EXERCISE> Return the material exactly, first line through the line containing "ax.axhline(yv, color='black', linewidth=1.1, zorder=1)", and nothing more. Pictures stay out.

[Dataset records]
_ _ _ _

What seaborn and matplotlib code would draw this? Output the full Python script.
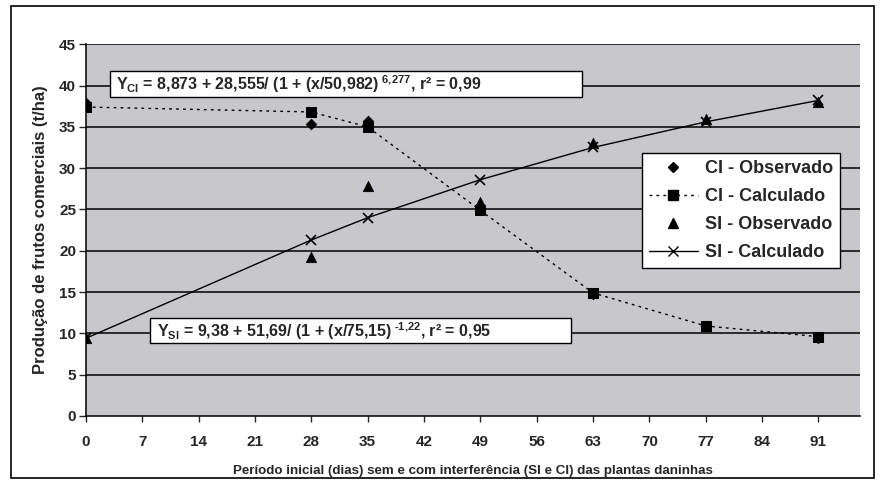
import matplotlib
matplotlib.use("Agg")
import matplotlib.pyplot as plt
import pandas as pd
import seaborn as sns
from matplotlib.lines import Line2D
from matplotlib.patches import Rectangle

sns.set_style("white")
plt.rcParams['font.family'] = ['Liberation Sans', 'DejaVu Sans']
plt.rcParams['font.weight'] = 'bold'
plt.rcParams['axes.labelweight'] = 'bold'
plt.rcParams['mathtext.fontset'] = 'custom'
plt.rcParams['mathtext.rm'] = 'Liberation Sans:bold'
plt.rcParams['mathtext.it'] = 'Liberation Sans:bold'
plt.rcParams['mathtext.bf'] = 'Liberation Sans:bold'

# Data
dias = [0, 28, 35, 49, 63, 77, 91]
ci_obs = [37.9, 35.4, 35.7, 25.4, 14.8, 10.9, 9.4]
ci_calc = [37.4, 36.8, 35.0, 24.9, 14.9, 10.9, 9.6]
si_obs = [9.4, 19.2, 27.8, 25.9, 33.0, 36.0, 38.0]
si_calc = [9.4, 21.3, 24.0, 28.6, 32.5, 35.6, 38.2]
x_ticks = [0, 7, 14, 21, 28, 35, 42, 49, 56, 63, 70, 77, 84, 91]

df = pd.DataFrame({'dias': dias, 'ci_obs': ci_obs, 'ci_calc': ci_calc,
                   'si_obs': si_obs, 'si_calc': si_calc})

fig = plt.figure(figsize=(8.85, 4.97), dpi=100)
ax = fig.add_axes([0.097, 0.163, 0.875, 0.748])
ax.set_facecolor('#c8c8cc')

# outer frame
fig.patches.append(Rectangle((0.012, 0.038), 0.976, 0.950, transform=fig.transFigure,
                             fill=False, edgecolor='black', linewidth=1.2))

for yv in range(5, 46, 5):
    ax.axhline(yv, color='black', linewidth=1.1, zorder=1)

sns.lineplot(data=df, x='dias', y='ci_calc', ax=ax, color='black', linestyle=(0, (2, 3)),
             linewidth=1.0, marker='s', markersize=7, markeredgecolor='black', zorder=3)
sns.lineplot(data=df, x='dias', y='si_calc', ax=ax, color='black', linestyle='-',
             linewidth=1.0, marker='x', markersize=7, markeredgewidth=1.2,
             markeredgecolor='black', zorder=3)
sns.scatterplot(data=df, x='dias', y='ci_obs', ax=ax, color='black', marker='D', s=30,
                edgecolor='black', zorder=4)
sns.scatterplot(data=df, x='dias', y='si_obs', ax=ax, color='black', marker='^', s=55,
                edgecolor='black', zorder=4)

ax.set_xlim(0, 96.2)
ax.set_ylim(0, 45)
ax.set_xticks(x_ticks)
ax.set_yticks(range(0, 46, 5))
ax.tick_params(axis='x', direction='out', length=4, width=1, pad=10, labelsize=11)
ax.tick_params(axis='y', direction='out', length=5, width=1, pad=2, labelsize=11)
ax.xaxis.set_ticks_position('bottom')
ax.yaxis.set_ticks_position('left')
for s in ['top', 'right']:
    ax.spines[s].set_visible(False)
for s in ['left', 'bottom']:
    ax.spines[s].set_color('black')
    ax.spines[s].set_linewidth(1.1)

ax.set_xlabel('Período inicial (dias) sem e com interferência (SI e CI) das plantas daninhas',
              fontsize=9.6, labelpad=11)
ax.set_ylabel('Produção de frutos comerciais (t/ha)', fontsize=12, labelpad=8)

# equation boxes
ax.add_patch(Rectangle((3.0, 38.6), 58.6, 3.2, facecolor='white', edgecolor='black',
                       linewidth=1, zorder=5))
ax.text(3.7, 40.15,
        r"Y$_{\mathrm{CI}}$ = 8,873 + 28,555/ (1 + (x/50,982)$^{\mathrm{\ 6{,}277}}$, r² = 0,99",
        fontsize=11.5, ha='left', va='center', zorder=6)
ax.add_patch(Rectangle((7.95, 8.85), 52.3, 3.0, facecolor='white', edgecolor='black',
                       linewidth=1, zorder=5))
ax.text(8.8, 10.3,
        r"Y$_{\mathrm{SI}}$ = 9,38 + 51,69/ (1 + (x/75,15)$^{\text{ -1,22}}$, r² = 0,95",
        fontsize=11.5, ha='left', va='center', zorder=6)

handles = [
    Line2D([], [], color='black', linestyle='none', marker='D', markersize=5),
    Line2D([], [], color='black', linestyle=(0, (2, 3)), linewidth=1, marker='s', markersize=7),
    Line2D([], [], color='black', linestyle='none', marker='^', markersize=7),
    Line2D([], [], color='black', linestyle='-', linewidth=1, marker='x', markersize=7),
]
labels = ['CI - Observado', 'CI - Calculado', 'SI - Observado', 'SI - Calculado']
leg = ax.legend(handles, labels, loc='upper right', bbox_to_anchor=(0.974, 0.707),
                frameon=True, fancybox=False, edgecolor='black', framealpha=1,
                fontsize=13, handlelength=2.7, borderpad=0.4, labelspacing=0.6,
                handletextpad=0.4, borderaxespad=0)
leg.get_frame().set_linewidth(1)
leg.set_zorder(7)

fig.savefig('out.png', dpi=100)
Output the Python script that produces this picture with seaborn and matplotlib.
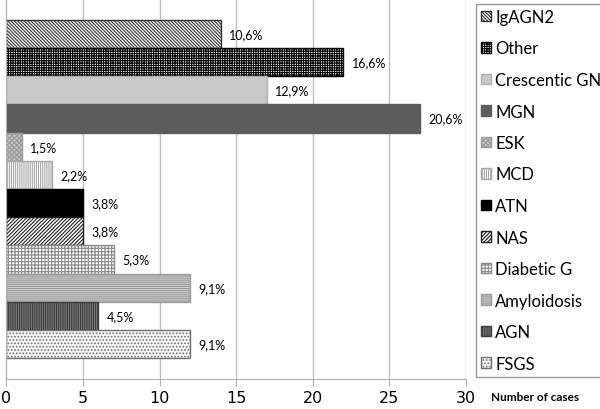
import matplotlib
matplotlib.use("Agg")
import matplotlib.pyplot as plt
import pandas as pd
import seaborn as sns

# Diagnoses, top bar first
diagnoses = ["IgAGN2", "Other", "Crescentic GN", "MGN", "ESK", "MCD",
             "ATN", "NAS", "Diabetic G", "Amyloidosis", "AGN", "FSGS"]
cases = [14, 22, 17, 27, 1, 3, 5, 5, 7, 12, 6, 12]
percent_labels = ["10,6%", "16,6%", "12,9%", "20,6%", "1,5%", "2,2%",
                  "3,8%", "3,8%", "5,3%", "9,1%", "4,5%", "9,1%"]
x_ticks = [0, 5, 10, 15, 20, 25, 30]

# (face colour, edge/hatch colour, hatch) for each bar
styles = [
    ("white", "#333333", "\\" * 10),
    ("white", "black", "+" * 7),
    ("#c8c8c8", "#b0b0b0", ""),
    ("#5c5c5c", "#5c5c5c", ""),
    ("#c4c4c4", "#9a9a9a", "x" * 7),
    ("white", "#a8a8a8", "|" * 8),
    ("black", "black", ""),
    ("white", "#222222", "/" * 9),
    ("white", "#8a8a8a", "+" * 5),
    ("#d0d0d0", "#9a9a9a", "-" * 8),
    ("#8a8a8a", "#3c3c3c", "|" * 9),
    ("#f6f6f6", "#707070", "." * 5),
]

df = pd.DataFrame({"diagnosis": diagnoses, "cases": cases, "group": "all"})

plt.rcParams["hatch.linewidth"] = 0.8
fig = plt.figure(figsize=(6, 4.1), dpi=100)
ax = fig.add_axes([0.0105, 0.073, 0.766, 0.927])
plt.rcParams["font.family"] = ["Lato", "DejaVu Sans"]

sns.barplot(data=df, x="cases", y="group", hue="diagnosis", hue_order=diagnoses,
            orient="h", width=0.89, dodge=True, legend=False, ax=ax,
            errorbar=None)

bars = ax.containers
for cont, (fc, ec, hatch) in zip(bars, styles):
    for patch in cont:
        patch.set_facecolor(fc)
        patch.set_edgecolor(ec)
        patch.set_hatch(hatch)
        patch.set_linewidth(1)

for cont, lab in zip(bars, percent_labels):
    ax.bar_label(cont, labels=[lab], padding=6, fontsize=9, family="Lato")

ax.set_ylim(0.5, -0.5)
ax.set_xlim(0, 30)
ax.set_xticks(x_ticks)
ax.set_yticks([])
ax.set_xlabel("")
ax.set_ylabel("")
ax.grid(axis="x", color="#c0c0c0", linewidth=1)
ax.set_axisbelow(True)
for side in ["top", "right"]:
    ax.spines[side].set_visible(False)
ax.spines["left"].set_color("#b0b0b0")
ax.spines["bottom"].set_color("#b0b0b0")
ax.tick_params(axis="x", length=5, color="#b0b0b0", labelsize=11.5, pad=3)

handles = [cont[0] for cont in bars]
fig.legend(handles, diagnoses, loc="upper left",
           bbox_to_anchor=(476 / 600, 1 - 5 / 410), fontsize=12,
           handlelength=0.6, handleheight=0.6, handletextpad=0.25,
           labelspacing=0.93, borderpad=0.3, frameon=True, fancybox=False,
           edgecolor="#808080", borderaxespad=0)

fig.text(535 / 600, 1 - 398 / 410, "Number of cases", ha="center", va="center",
         fontsize=8.5, fontweight="bold")

fig.savefig("out.png", dpi=100)
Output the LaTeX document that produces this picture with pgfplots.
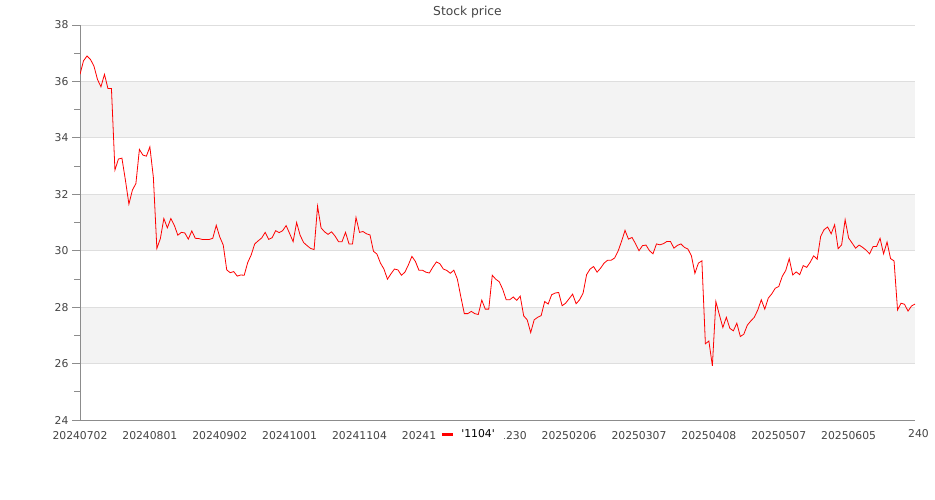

_ _ _ _

THE RESPONSE>
What seaborn and matplotlib code would draw this? Output the full Python script.
import matplotlib
matplotlib.use("Agg")
import matplotlib.pyplot as plt
import pandas as pd
import seaborn as sns
from matplotlib.lines import Line2D
from matplotlib.patches import Rectangle

sns.set_style("white")
plt.rcParams['font.family'] = ['Liberation Sans', 'DejaVu Sans']
plt.rcParams['font.weight'] = 'bold'
plt.rcParams['axes.labelweight'] = 'bold'
plt.rcParams['mathtext.fontset'] = 'custom'
plt.rcParams['mathtext.rm'] = 'Liberation Sans:bold'
plt.rcParams['mathtext.it'] = 'Liberation Sans:bold'
plt.rcParams['mathtext.bf'] = 'Liberation Sans:bold'

# Data
dias = [0, 28, 35, 49, 63, 77, 91]
ci_obs = [37.9, 35.4, 35.7, 25.4, 14.8, 10.9, 9.4]
ci_calc = [37.4, 36.8, 35.0, 24.9, 14.9, 10.9, 9.6]
si_obs = [9.4, 19.2, 27.8, 25.9, 33.0, 36.0, 38.0]
si_calc = [9.4, 21.3, 24.0, 28.6, 32.5, 35.6, 38.2]
x_ticks = [0, 7, 14, 21, 28, 35, 42, 49, 56, 63, 70, 77, 84, 91]

df = pd.DataFrame({'dias': dias, 'ci_obs': ci_obs, 'ci_calc': ci_calc,
                   'si_obs': si_obs, 'si_calc': si_calc})

fig = plt.figure(figsize=(8.85, 4.97), dpi=100)
ax = fig.add_axes([0.097, 0.163, 0.875, 0.748])
ax.set_facecolor('#c8c8cc')

# outer frame
fig.patches.append(Rectangle((0.012, 0.038), 0.976, 0.950, transform=fig.transFigure,
                             fill=False, edgecolor='black', linewidth=1.2))

for yv in range(5, 46, 5):
    ax.axhline(yv, color='black', linewidth=1.1, zorder=1)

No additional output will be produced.